I cover a Klu Klux Klan cross-burning in Pennsylvania, freedom marches in Mississippi, the funeral of Malcolm X, and the founding conference of the Radical Women’s Movement in New York (a group of the more radical delegates seize much of the best footage, drown it in the East River.)

Tim Knight with the Emmy Award for “Outstanding Program Achievement” for ABC-TV documentary “LSD: Trip To Where?”

Tim Knight with the Emmy Award for “Outstanding Program Achievement” for ABC-TV documentary LSD: Trip To Where?

I drop acid with “turn on, tune in and drop out” guru Timothy Leary for the Emmy-winning ABC documentary LSD: Trip to Where? and am the NBC reporter covering the Brooklyn bank hostage-taking later filmed as Dog Day Afternoon.

For NBC, I produce and report my own vasectomy operation.

I write three documentaries for UNESCO — I recommend the splendidly civilized company in the U.N. Delegate’s Lounge — and news for my friend, ABC anchor Peter Jennings.

After training Aboriginal Peoples Television Network (APTN) News, I was presented with a traditional Circle of Life blanket—"In honour of Tribal Elders, the wisdom-keepers who are charged with handing down teachings and spiritual direction."

After training Aboriginal Peoples Television Network (APTN) News, I was presented with a traditional Circle of Life blanket—
“In honour of Tribal Elders, the wisdom-keepers who are charged with handing down teachings and spiritual direction.”

In the line of duty, I meet three prime ministers and seven presidents. I’m invited to Nelson Mandela’s 81st birthday celebration in Johannesburg and suggest to the Nobel Prize winner that the only actor who can play him in the planned movie on his life is my old friend, Morgan Freeman, with whom I once collaborated on a never-finished book.
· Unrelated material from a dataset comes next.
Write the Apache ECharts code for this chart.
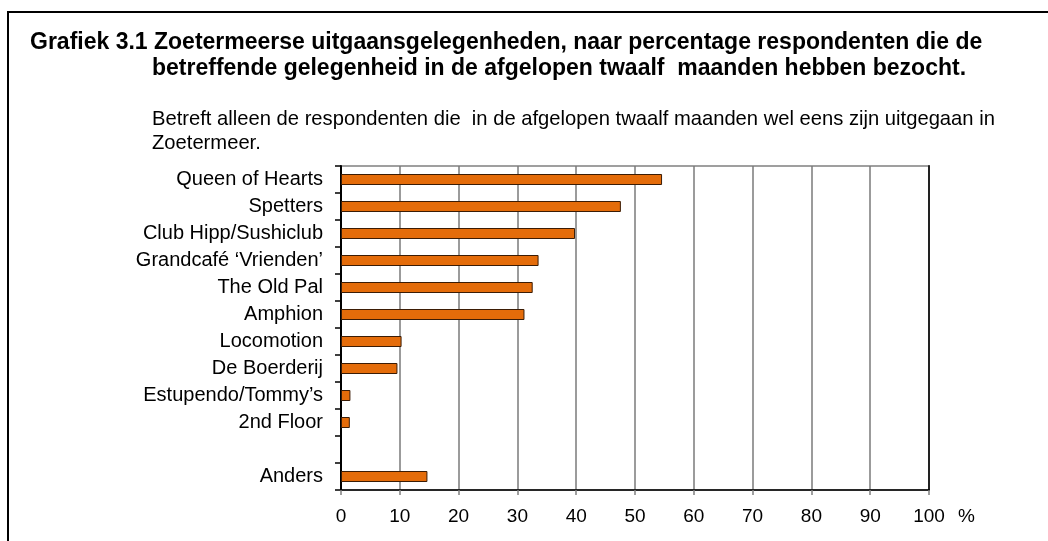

Nine years later comes the movie Invictus, starring Morgan Freeman.

I write and narrate the two-hour documentary, The Russians Are Coming, for CBC Radio’s prestigious Ideas program, famed as “the series for people who just enjoy thinking.”

In 2008, I executive produce, co-direct, write and narrate Inside Noah’s Ark, a three-hour wildlife series shot in South Africa for the Discovery Channel. Also aired by Animal Planet, PBS and 15 international broadcasters. Its focus is that wildlife reserves are no longer truly wild but have to be managed like giant ranches — huge zoos — if they’re to survive for our children. The three hours are now licensed internationally to Amazon where they can be screened and downloaded.

In 2009, I’m writer-in-residence at the world’s most notorious resort, Hedonism, in Negril, Jamaica.

Between 2012 and 2014, I write Watching the Watchdog, a regular column on politics and the media, for Huffington Post, Canada, and The Canadian Daily.

In June 2014 I teach a seminar on storytelling at APTN, the world’s only aboriginal people’s television network.

The next month I move my headquarters to Cape Town, South Africa, to  write and consult in a warmer climate.

Almost immediately I head off to Lesotho to cover an attempted coup for The Journalist, The Canadian Daily and ColdType. I overstay my South African visa, and am banned from returning to South Africa for a year. Three weeks later, I’m unbanned. (See Fall and Rise of Our Man in Lesotho.)

So much for a quiet life under the sun.

Over the years, I write three books on communication and journalism including Storytelling And The Anima Factor, now in its second edition, and the CBC-published The Television Storyteller: A Guide for TV Journalists.